Tunisie: reprise des auditions publiques des victimes de la dictature
Les auditions publiques des victimes de la dictature en Tunisie ont repris vendredi soir et se poursuivront samedi 17 décembre, date anniversaire de l’immolation de Mohamed Bouazizi qui avait déclenché la révolution.
Dans un local destiné aux avocats, près de Tunis, Mehrezia El Abed, qui a été emprisonnée pour son appartenance au parti islamiste Ennahda, sous le régime du président Zine El Abidine Ben Ali, commence son récit dans un silence total.
"Il n’y pas un jour qui passe sans que je me rappelle ce que j’ai vécu dans la chambre de torture au ministère de l’Intérieur (…), j’ai connu toutes les formes de torture au point de souhaiter ma mort", a-t-elle raconté.
"La liberté n’est pas une chose facile! Nous respirons maintenant Liberté! vous devez la préserver!, dit-elle en larmes au public, des hommes politiques, des représentants de la société civile et des proches de victimes, très émus.
Après le témoignage de Najoua Rezgui, 44 ans, torturée elle aussi sous le régime de Ben Ali, Salem Kardoun, un ancien haut cadre militaire, a raconté son calvaire dans les locaux des services de la Sûreté de l’Etat. Il était accusé d’être impliqué dans l’affaire dite de "Baraket Essahel" du nom d’une localité à 45 km de Tunis et qui remonte à 1991 lorsque des officiers supérieurs se seraient réunis pour préparer un coup d’Etat présumé contre Ben Ali.
Les témoignages, retransmis en direct par la chaîne nationale Watanya 1, ont continué avec ceux de deux victimes de violations de droit de l’Homme, dont le frère d’un enseignant tué par balle en janvier 1984 lors des violentes émeutes provoquées par le doublement du prix du pain.
"Je ne vais pas pardonner! Ma famille ne va pas pardonner! Ma mère veut savoir qui a tué son fils! Il faut qu’il y ait une poursuite (judiciaire) et jugement des coupables!", clame le frère.
Ces auditions publiques de victimes s’inscrivent dans un travail de mémoire rendu possible par la révolution ayant fait plus que 300 "martyrs", selon un bilan officiel.
Plus de 15.000 victimes ont déjà été entendues à huis clos par l’IVD, qui a étudié les expériences d’autres pays ayant mis en oeuvre de telles structures comme l’Afrique du Sud et le Maroc.

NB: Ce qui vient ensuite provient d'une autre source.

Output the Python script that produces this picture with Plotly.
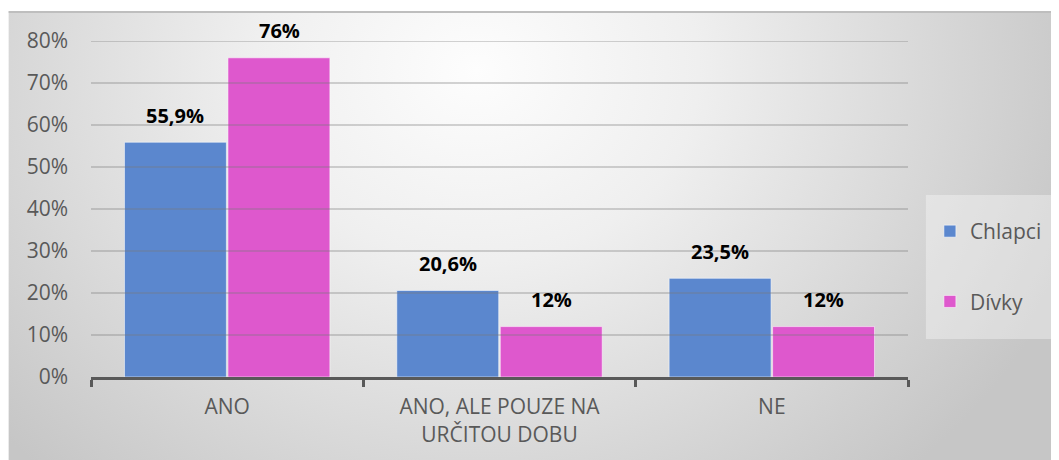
import base64
import plotly.graph_objects as go

categories = ["ANO", "ANO, ALE POUZE NA<br>URČITOU DOBU", "NE"]
chlapci = [55.9, 20.6, 23.5]
divky = [76, 12, 12]
series_names = ["Chlapci", "Dívky"]
y_ticks = [0, 10, 20, 30, 40, 50, 60, 70, 80]
y_tick_labels = ["0%", "10%", "20%", "30%", "40%", "50%", "60%", "70%", "80%"]

BLUE = "#5B87CE"
PINK = "#DE58CD"
FONT = "Open Sans"

def fmt(v):
    s = ("%.1f" % v).rstrip("0").rstrip(".")
    return s.replace(".", ",") + "%"

# page has an 8px body margin; geometry below in figure pixels
OFF = 8
W, H = 1059 - OFF, 460 - OFF
L, R, T, B = 91 - OFF, 912 - OFF, 41 - OFF, 377 - OFF
pw, ph = R - L, B - T

def px(x):  # screen x -> paper
    return (x - OFF - L) / pw

def py(y):  # screen y -> paper
    return (B - (y - OFF)) / ph

svg = """<svg xmlns='http://www.w3.org/2000/svg' width='1051' height='449' viewBox='0 0 1051 449' preserveAspectRatio='none'>
<defs><radialGradient id='g' gradientUnits='userSpaceOnUse' cx='470' cy='60' r='640' gradientTransform='translate(470 60) scale(1 0.85) translate(-470 -60)'>
<stop offset='0' stop-color='#FDFDFD'/><stop offset='0.35' stop-color='#EFEFEF'/><stop offset='1' stop-color='#C6C6C6'/></radialGradient></defs>
<rect x='0' y='0' width='1051' height='449' fill='url(#g)'/>
<rect x='0' y='0' width='1051' height='2' fill='#BEBEBE'/>
</svg>"""
src = "data:image/svg+xml;base64," + base64.b64encode(svg.encode()).decode()

fig = go.Figure()
for name, vals, col in [(series_names[0], chlapci, BLUE), (series_names[1], divky, PINK)]:
    fig.add_trace(go.Bar(
        x=categories, y=vals, name=name, legendgroup=name,
        marker=dict(color=col, line=dict(color="rgba(255,255,255,0.55)", width=1)),
    ))

# data labels
ann = []
for vals, sh in [(chlapci, -52), (divky, 52)]:
    for c, v in zip(categories, vals):
        ann.append(dict(x=c, y=v, xref="x", yref="y", text="<b>" + fmt(v) + "</b>",
                        showarrow=False, xshift=sh, yshift=27,
                        font=dict(family=FONT, size=20, color="#000000")))

# gridlines above bars
shapes = []
for t in y_ticks[1:]:
    shapes.append(dict(type="line", xref="paper", yref="y", x0=0, x1=1, y0=t, y1=t,
                       line=dict(color="rgba(120,120,120,0.32)", width=2), layer="above"))
# legend panel
shapes.append(dict(type="rect", xref="paper", yref="paper",
                   x0=px(930), x1=px(1060), y0=py(339), y1=py(195),
                   fillcolor="rgba(255,255,255,0.35)", line=dict(width=0), layer="below"))

fig.update_layout(
    width=W, height=H,
    margin=dict(l=L, r=W - R, t=T, b=H - B, pad=0),
    paper_bgcolor="white", plot_bgcolor="rgba(0,0,0,0)",
    barmode="group", bargap=0.24, bargroupgap=0.015,
    font=dict(family=FONT, size=21, color="#595959"),
    images=[dict(source=src, xref="paper", yref="paper",
                 x=px(OFF), y=py(11),
                 sizex=W / pw, sizey=(H - (11 - OFF)) / ph,
                 sizing="stretch", xanchor="left", yanchor="top", layer="below")],
    xaxis=dict(showline=True, linecolor="#595959", linewidth=3,
               ticks="outside", tickson="boundaries", ticklen=7, tickwidth=3, tickcolor="#595959",
               showgrid=False, ticklabelstandoff=9, tickfont=dict(size=21, color="#595959")),
    yaxis=dict(range=[0, 80], tickvals=y_ticks, ticktext=y_tick_labels, showgrid=False,
               zeroline=False, showline=False, ticks="", ticklabelstandoff=22,
               tickfont=dict(size=21, color="#595959")),
    legend=dict(x=px(934), y=py(211), xanchor="left", yanchor="top",
                bgcolor="rgba(0,0,0,0)", borderwidth=0,
                font=dict(family=FONT, size=21, color="#595959"),
                tracegroupgap=40, itemwidth=30),
    annotations=ann, shapes=shapes,
)

fig.write_html("out.html")
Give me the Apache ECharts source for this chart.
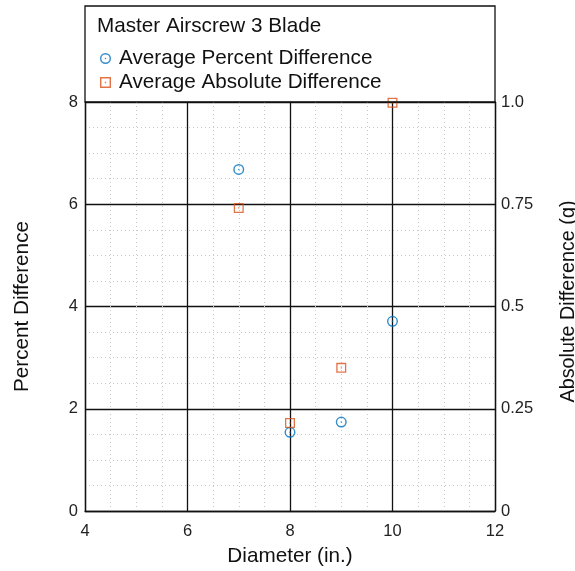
<!DOCTYPE html>
<html>
<head>
<meta charset="utf-8">
<script src="https://cdn.jsdelivr.net/npm/echarts@6/dist/echarts.min.js"></script>
<style>
html,body{margin:0;padding:0;background:#fff;}
#chart{width:575px;height:571px;}
</style>
</head>
<body>
<div id="chart"></div>
<script>
var chartTitle = 'Master Airscrew 3 Blade';
var diameters = [7, 8, 9, 10];
var percentDiff = [6.68, 1.54, 1.74, 3.71];
var absDiff = [0.741, 0.215, 0.350, 0.998];
var seriesNames = ['Average Percent Difference', 'Average Absolute Difference'];
var xName = 'Diameter (in.)';
var yLeftName = 'Percent Difference';
var yRightName = 'Absolute Difference (g)';
var rightTickLabels = {0: '0', 0.25: '0.25', 0.5: '0.5', 0.75: '0.75', 1: '1.0'};

var BLUE = '#0072BD', ORANGE = '#D95319';
var FONT = 'Liberation Sans, Arial, sans-serif';
var NAME_SIZE = 20.7, TICK_SIZE = 16.5;

// ring + centre dot (hole by opposite winding)
var CIRCLE_DOT = 'path://M0,10 A10,10 0 1,0 20,10 A10,10 0 1,0 0,10 Z ' +
  'M2.6,10 A7.4,7.4 0 1,1 17.4,10 A7.4,7.4 0 1,1 2.6,10 Z ' +
  'M8.6,10 A1.4,1.4 0 1,0 11.4,10 A1.4,1.4 0 1,0 8.6,10 Z';
var SQUARE_DOT = 'path://M0,0 L20,0 L20,20 L0,20 Z ' +
  'M2.6,2.6 L2.6,17.4 L17.4,17.4 L17.4,2.6 Z ' +
  'M8.8,8.8 L11.2,8.8 L11.2,11.2 L8.8,11.2 Z';

function pairs(xs, ys) { return xs.map(function (x, i) { return [x, ys[i]]; }); }

var chart = echarts.init(document.getElementById('chart'), null, {renderer: 'canvas'});
var minorDotted = {show: true, lineStyle: {color: '#c8c8c8', width: 1, type: [1, 3]}};
var majorSolid = {show: true, lineStyle: {color: '#111', width: 1.3, type: 'solid'}};

chart.setOption({
  animation: false,
  backgroundColor: '#fff',
  textStyle: {fontFamily: FONT},
  title: {
    text: chartTitle, left: 97, top: 16, padding: 0,
    textStyle: {fontSize: NAME_SIZE, fontWeight: 'normal', color: '#111', fontFamily: FONT}
  },
  legend: {
    data: seriesNames, orient: 'vertical', left: 95, top: 43,
    itemGap: 3, itemWidth: 11, itemHeight: 11,
    textStyle: {fontSize: NAME_SIZE, color: '#111', fontFamily: FONT, padding: [0, 0, 0, 3]}
  },
  graphic: [{
    type: 'rect', z: 100,
    shape: {x: 85, y: 6, width: 410, height: 96},
    style: {fill: 'none', stroke: '#111', lineWidth: 1.3}
  }],
  grid: {left: 85, right: 80, top: 102, bottom: 60, show: false,
         containLabel: false, outerBoundsMode: 'none'},
  xAxis: {
    type: 'value', min: 4, max: 12, interval: 2,
    name: xName, nameLocation: 'middle', nameGap: 35,
    nameTextStyle: {fontSize: NAME_SIZE, color: '#111', fontFamily: FONT},
    axisLine: {show: true, onZero: false, lineStyle: {color: '#111', width: 1.3}},
    axisTick: {show: false},
    axisLabel: {fontSize: TICK_SIZE, color: '#222', margin: 12, fontFamily: FONT},
    splitLine: majorSolid,
    minorTick: {show: false, splitNumber: 4},
    minorSplitLine: minorDotted
  },
  yAxis: [{
    type: 'value', min: 0, max: 8, interval: 2, position: 'left',
    name: yLeftName, nameLocation: 'middle', nameGap: 52,
    nameTextStyle: {fontSize: NAME_SIZE, color: '#111', fontFamily: FONT},
    axisLine: {show: true, lineStyle: {color: '#111', width: 1.3}},
    axisTick: {show: false},
    axisLabel: {fontSize: TICK_SIZE, color: '#222', margin: 7, fontFamily: FONT},
    splitLine: majorSolid,
    minorTick: {show: false, splitNumber: 4},
    minorSplitLine: minorDotted
  }, {
    type: 'value', min: 0, max: 1, interval: 0.25, position: 'right',
    name: yRightName, nameLocation: 'middle', nameGap: 64,
    nameTextStyle: {fontSize: 19.8, color: '#111', fontFamily: FONT, padding: [0, 0, 0, 10]},
    axisLine: {show: true, lineStyle: {color: '#111', width: 1.3}},
    axisTick: {show: false},
    axisLabel: {
      fontSize: TICK_SIZE, color: '#222', margin: 6, fontFamily: FONT,
      formatter: function (v) { return rightTickLabels[v] !== undefined ? rightTickLabels[v] : String(v); }
    },
    splitLine: {show: false}
  }],
  series: [{
    name: seriesNames[0], type: 'scatter', yAxisIndex: 0,
    symbol: CIRCLE_DOT, symbolSize: 11, z: 5,
    itemStyle: {color: BLUE},
    data: pairs(diameters, percentDiff)
  }, {
    name: seriesNames[1], type: 'scatter', yAxisIndex: 1,
    symbol: SQUARE_DOT, symbolSize: 10, z: 5,
    itemStyle: {color: ORANGE},
    data: pairs(diameters, absDiff)
  }]
});
</script>
</body>
</html>
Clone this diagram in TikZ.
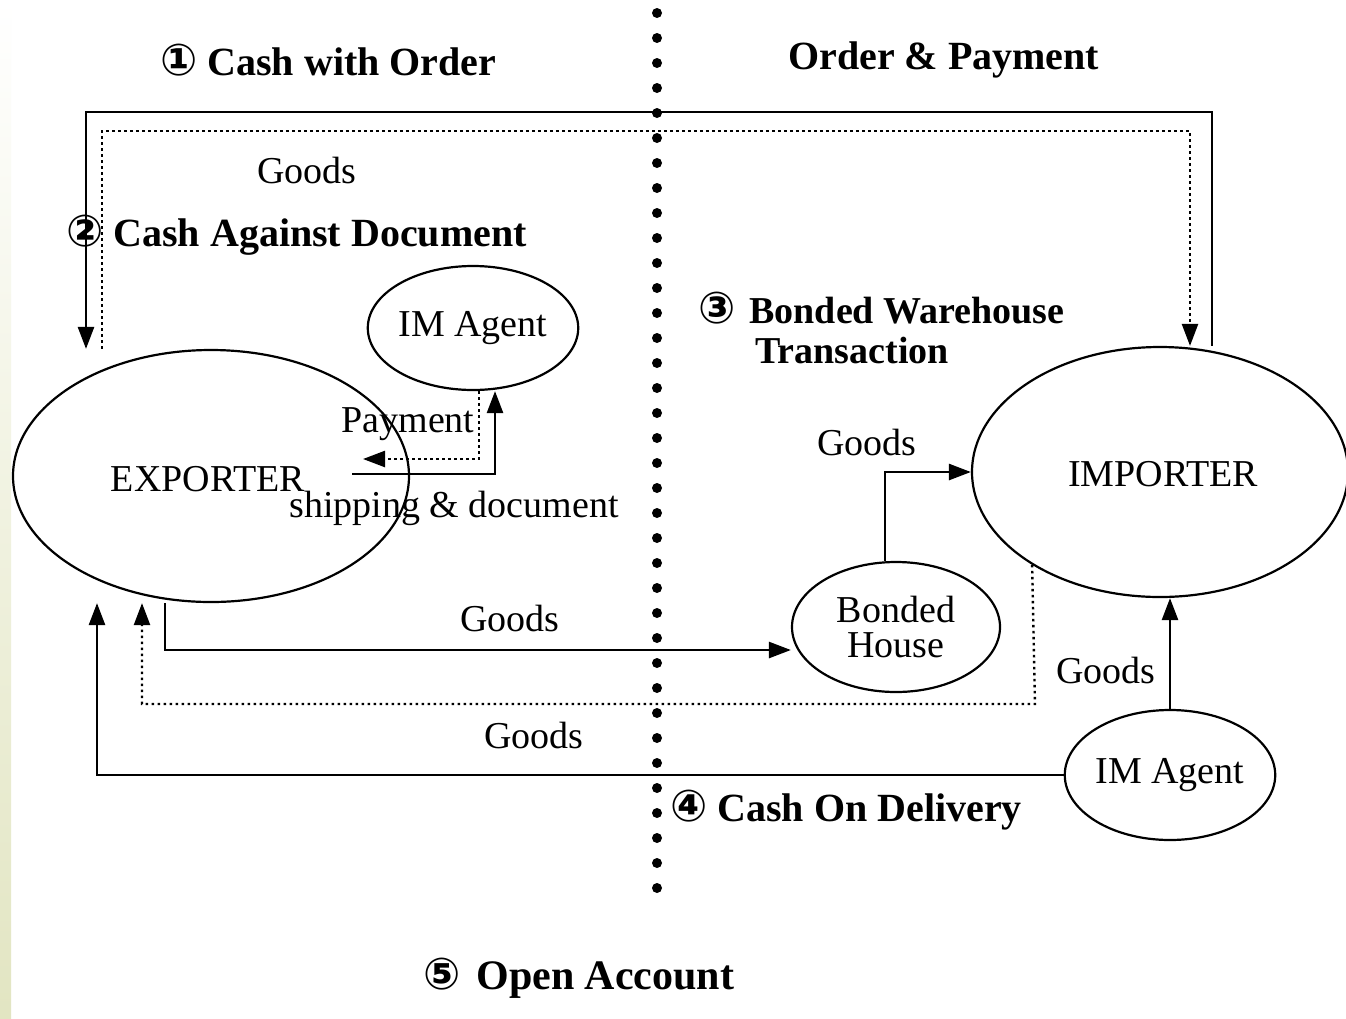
\documentclass[tikz,border=0pt]{standalone}
\usepackage{fontspec}
\setmainfont{Liberation Serif}
\newfontfamily\symfont{DejaVu Sans}
\usetikzlibrary{shapes.geometric,arrows.meta,calc}
\definecolor{stripcol}{RGB}{226,229,194}
\newcommand{\circnum}[1]{{\fontsize{44}{44}\symfont #1}}
\begin{document}
\begin{tikzpicture}[x=1pt,y=-1pt,
  lbl/.style={font=\fontsize{38}{40}\selectfont, inner sep=0pt},
  head/.style={font=\fontsize{40}{44}\selectfont\bfseries, inner sep=0pt, anchor=west},
  ell/.style={ellipse, draw, line width=2.2pt, inner sep=0pt, font=\fontsize{38}{40}\selectfont},
  sline/.style={line width=2.6pt},
  dline/.style={line width=2.4pt, dash pattern=on 2.5pt off 3.5pt},
  arr/.style={-{Triangle[length=22pt,width=16pt]}}
]
\useasboundingbox (0,0) rectangle (1346,1018);
\fill[white] (0,0) rectangle (1346,1018);
\shade[top color=white, bottom color=stripcol] (0,0) rectangle (11,1018);

% divider
\foreach \k in {0,...,35} \fill (657,13+25*\k) circle (5pt);

% ellipses
\node[ell, minimum width=396pt, minimum height=252pt] (exp) at (211,476) {};
\node[lbl] (expt) at (208,479) {EXPORTER};
\node[ell, minimum width=376pt, minimum height=250pt] (imp) at (1160,472) {};
\node[lbl] (impt) at (1163,474) {IMPORTER};
\node[ell, minimum width=208pt, minimum height=124pt] (ima) at (473,328) {IM Agent};
\node[ell, minimum width=208pt, minimum height=130pt, align=center, font=\fontsize{38}{35}\selectfont] (bh) at (896,627) {Bonded\\House};
\node[ell, minimum width=210pt, minimum height=130pt] (imb) at (1170,775) {IM Agent};

% headings
\node[head] (h1) at (160,60) {\circnum{①}\hspace{10pt}Cash with Order};
\node[head] (h0) at (788,60) {Order \& Payment};
\node[head] (h2) at (66,235) {\circnum{②}\hspace{10pt}Cash Against Document};
\node[head, font=\fontsize{38}{40}\selectfont\bfseries] (h3) at (698,308) {\circnum{③}\hspace{14pt}Bonded Warehouse};
\node[head, font=\fontsize{38}{40}\selectfont\bfseries] (h3b) at (755,350) {Transaction};
\node[head] (h4) at (670,810) {\circnum{④}\hspace{10pt}Cash On Delivery};
\node[head, font=\fontsize{42}{44}\selectfont\bfseries] (h5) at (423,978) {\circnum{⑤}\hspace{16pt}Open Account};

% labels
\node[lbl] (g1) at (307,170) {Goods};
\node[lbl] (pay) at (408,424) {Payment};
\node[lbl] (ship) at (454,508) {shipping \& document};
\node[lbl] (g2) at (510,618) {Goods};
\node[lbl] (g3) at (867,442) {Goods};
\node[lbl] (g4) at (1106,670) {Goods};
\node[lbl] (g5) at (534,735) {Goods};

% corner coordinates
\coordinate (A1) at (86,112);
\coordinate (A2) at (1212,112);
\coordinate (B1) at (102,131);
\coordinate (B2) at (1190,131);
\coordinate (C1) at (479,459);
\coordinate (C2) at (363,459);
\coordinate (D0) at (352,474);
\coordinate (D1) at (495,474);
\coordinate (E1) at (165,650);
\coordinate (F1) at (885,472);
\coordinate (G1) at (1035,704);
\coordinate (G2) at (142,704);
\coordinate (H1) at (97,772);

% 1 cash with order
\draw[sline, arr] (imp.north -| A2) -- (A2) -- (A1) -- (exp.north -| A1);
\draw[dline, arr] (exp.north -| B1) -- (B1) -- (B2) -- (imp.north -| B2);
% 2 cash against document
\draw[dline, arr] (ima.south -| C1) -- (C1) -- (C2);
\draw[sline, arr] (D0) -- (D1) -- (ima.south -| D1);
% 3 bonded
\draw[sline, arr] (exp.south -| E1) -- (E1) -- (E1 -| bh.west);
\draw[sline, arr] (bh.north -| F1) -- (F1) -- (F1 -| imp.west);
% 5 open account
\draw[dline, arr] (imp.216.6) -- (G1) -- (G2) -- (exp.south -| G2);
% 4 cash on delivery
\draw[sline, arr] (imb.west) -| (exp.south -| H1);
\draw[sline, arr] (imb.north) -- (imb.north |- imp.south);
\end{tikzpicture}
\end{document}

La deuxième partie des auditions reprendra samedi, six ans jour pour jour après l’immolation, le 17 décembre 2010, d’un vendeur ambulant, Mohamed Bouazizi.
Cet incident avait donné le coup d’envoi de la révolte contre le régime Ben Ali ayant abouti à sa chute le 14 janvier 2011 et sa fuite avec sa famille en Arabie Saoudite.
Créée durant la transition démocratique née de la révolution de 2011, point de départ du printemps arabe, l’IVD, une instance autonome, est chargée aussi de réhabiliter les victimes et de leur octroyer réparation.
La période sur laquelle elle enquête s’étend de juillet 1955 à fin 2013. L’IVD dispose de très larges pouvoirs et a -en principe- un accès total aux archives publiques. Les crimes dont elle peut être saisie vont de l’homicide volontaire à la torture, en passant par le viol, les exécutions extrajudiciaires, la privation de moyens de subsistance et la violation de la liberté d’expression.
Malgré le caractère historique du rendez-vous, ni le président Béji Caïd Essebsi ni le chef du gouvernement Youssef Chahed n’ont assisté à ces nouvelles séances publiques de l’IVD.